Lying in bed the other evening with two or three close colleagues I was struck by a singular thought. What would Darwin make of the current state of UK grocery?

Has Tesco become a brontosaurus, the small-brained behemoth of the Jurassic Retail Park, slowly collapsing under its own weight after it exhausts all the easy grazing? Is Morrisons then a velociraptor, that cretaceous scavenger and consumer of dodgy meat, thriving on the gradual extinction of larger rivals? And what of the hordes of lesser species, the Woolies Mammoth and the Zavvisaur, destined to fail through natural selection, aka being useless?

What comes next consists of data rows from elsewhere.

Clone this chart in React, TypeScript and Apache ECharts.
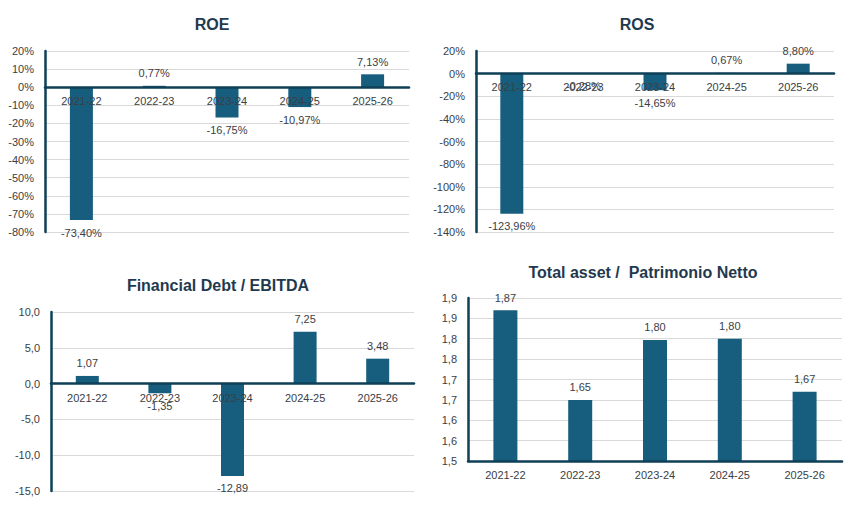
import { useEffect, useRef } from "react";
import * as echarts from "echarts";

const categories = ["2021-22", "2022-23", "2023-24", "2024-25", "2025-26"];
const roe = [-73.4, 0.77, -16.75, -10.97, 7.13];
const ros = [-123.96, -0.28, -14.65, 0.67, 8.8];
const debtEbitda = [1.07, -1.35, -12.89, 7.25, 3.48];
const assetEquity = [1.87, 1.65, 1.797, 1.8, 1.67];

const BAR = "#175E7E";
const AXIS = "#0E3F57";
const TEXT = "#3A3E45";
const TITLE = "#1F3A4F";
const FONT = "'Liberation Sans', Arial, sans-serif";

const comma = (v: number, d: number) => v.toFixed(d).replace(".", ",");

export default function App() {
  const ref = useRef<HTMLDivElement>(null);
  useEffect(() => {
    document.body.style.margin = "0";
    if (!ref.current) return;
    const chart = echarts.init(ref.current, null, { renderer: "svg" });

    const grids = [
      { left: 45, top: 51, width: 364, height: 181 },
      { left: 476, top: 51, width: 358, height: 181 },
      { left: 51, top: 312, width: 363, height: 179 },
      { left: 468, top: 298, width: 374, height: 163 },
    ];

    // value ranges of the four y axes: [min, max, interval]
    const ranges = [
      [-80, 20, 10],
      [-140, 20, 20],
      [-15, 10, 5],
      [1.5, 1.9, 0.05],
    ];

    // move the category axis (line and labels) up to the zero line
    const zeroOffset = (i: number) => {
      const [min, max] = ranges[i];
      if (min >= 0) return 0;
      return -((0 - min) / (max - min)) * grids[i].height;
    };

    const xAxis = grids.map((_, i) => ({
      type: "category",
      gridIndex: i,
      data: categories,
      offset: zeroOffset(i),
      axisTick: { show: false },
      axisLine: { onZero: false, lineStyle: { color: AXIS, width: 2.5 } },
      axisLabel: { color: TEXT, fontSize: 11, fontFamily: FONT, margin: i === 2 ? 9 : 8 },
      z: 10,
    }));

    const fmts = [
      (v: number) => `${v}%`,
      (v: number) => `${v}%`,
      (v: number) => comma(v, 1),
      (v: number) => comma(Math.round(v * 10 + 1e-6) / 10, 1),
    ];

    const yAxis = ranges.map(([min, max, interval], i) => ({
      type: "value",
      gridIndex: i,
      min,
      max,
      interval,
      axisLine: { show: true, lineStyle: { color: AXIS, width: 2.5 } },
      axisTick: { show: false },
      splitLine: { lineStyle: { color: "#D9D9D9", width: 1 } },
      axisLabel: { color: TEXT, fontSize: 11, fontFamily: FONT, margin: 11, formatter: fmts[i] },
      z: 0,
    }));

    const makeSeries = (i: number, values: number[], suffix: string, width: number) => ({
      type: "bar",
      xAxisIndex: i,
      yAxisIndex: i,
      barWidth: width,
      z: 1,
      itemStyle: { color: BAR },
      data: values.map((v) => ({
        value: v,
        label: { position: v < 0 ? "bottom" : "top" },
      })),
      label: {
        show: true,
        distance: 7,
        color: TEXT,
        fontSize: 11,
        fontFamily: FONT,
        formatter: (p: any) => comma(p.value, 2) + suffix,
      },
    });

    const titles = [
      { text: "ROE", x: 212, y: 24 },
      { text: "ROS", x: 637, y: 24 },
      { text: "Financial Debt / EBITDA", x: 218, y: 285 },
      { text: "Total asset /  Patrimonio Netto", x: 643, y: 272 },
    ];

    chart.setOption({
      animation: false,
      grid: grids,
      xAxis,
      yAxis,
      series: [
        makeSeries(0, roe, "%", 23),
        makeSeries(1, ros, "%", 23),
        makeSeries(2, debtEbitda, "", 23),
        makeSeries(3, assetEquity, "", 24),
      ],
      graphic: titles.map((t) => ({
        type: "text",
        x: t.x,
        y: t.y,
        style: {
          text: t.text,
          fill: TITLE,
          font: `bold 16px ${FONT}`,
          textAlign: "center",
          textVerticalAlign: "middle",
        },
      })),
    });
    return () => chart.dispose();
  }, []);
  return <div ref={ref} style={{ width: 857, height: 520 }} />;
}
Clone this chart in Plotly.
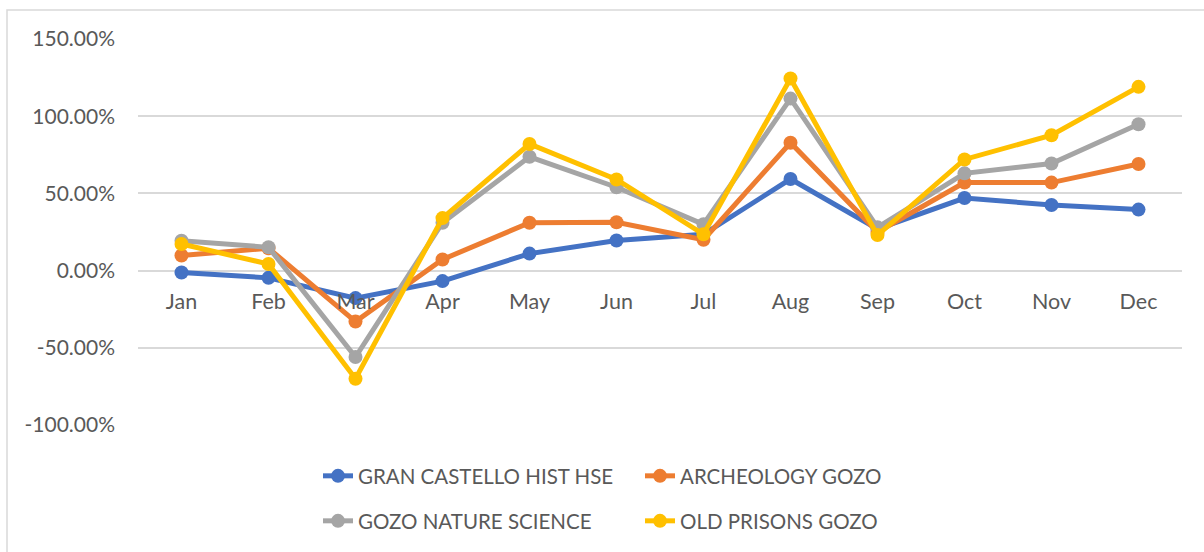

I considered this awhile as I came up for air before concluding “who gives a toss?”. It’s not the remit of senior Government ministers, or so I thought, to consider the broader health of the retail industry, as Mandy and Gordo have made all too apparent. Special pleading from colleagues in their smelly marginals has seen zillions in public moolah lavished on various sure-fire winners such as the “British” car industry.

Thank goodness, I thought, for Poundland! Where once we had engineering or shipping to power the British economy, now we have tatty chains flogging plastic laundry baskets as the flagship enterprises! What pride I feel, presiding over Britannia as she goes down.

Much the same could have been said for my PA Desirée. But unfortunately just at that moment the DRIP hotline rang: it was Mandy. Now it’s always nice to get a call at 3 am from Nobodaddy, and he filled me in on his latest brilliant plan to save the economy. This was to be a SWOT-style rescue of a national icon.

And thus it was I dispatched Desirée and her half-brother/half-sister with £20 from the DRIP petty cash box to purchase Branston from Premier. Saved for the nation – banking, Jaguar and now chunky pickle. I reckon old Chuck Darwin must be turning in his grave.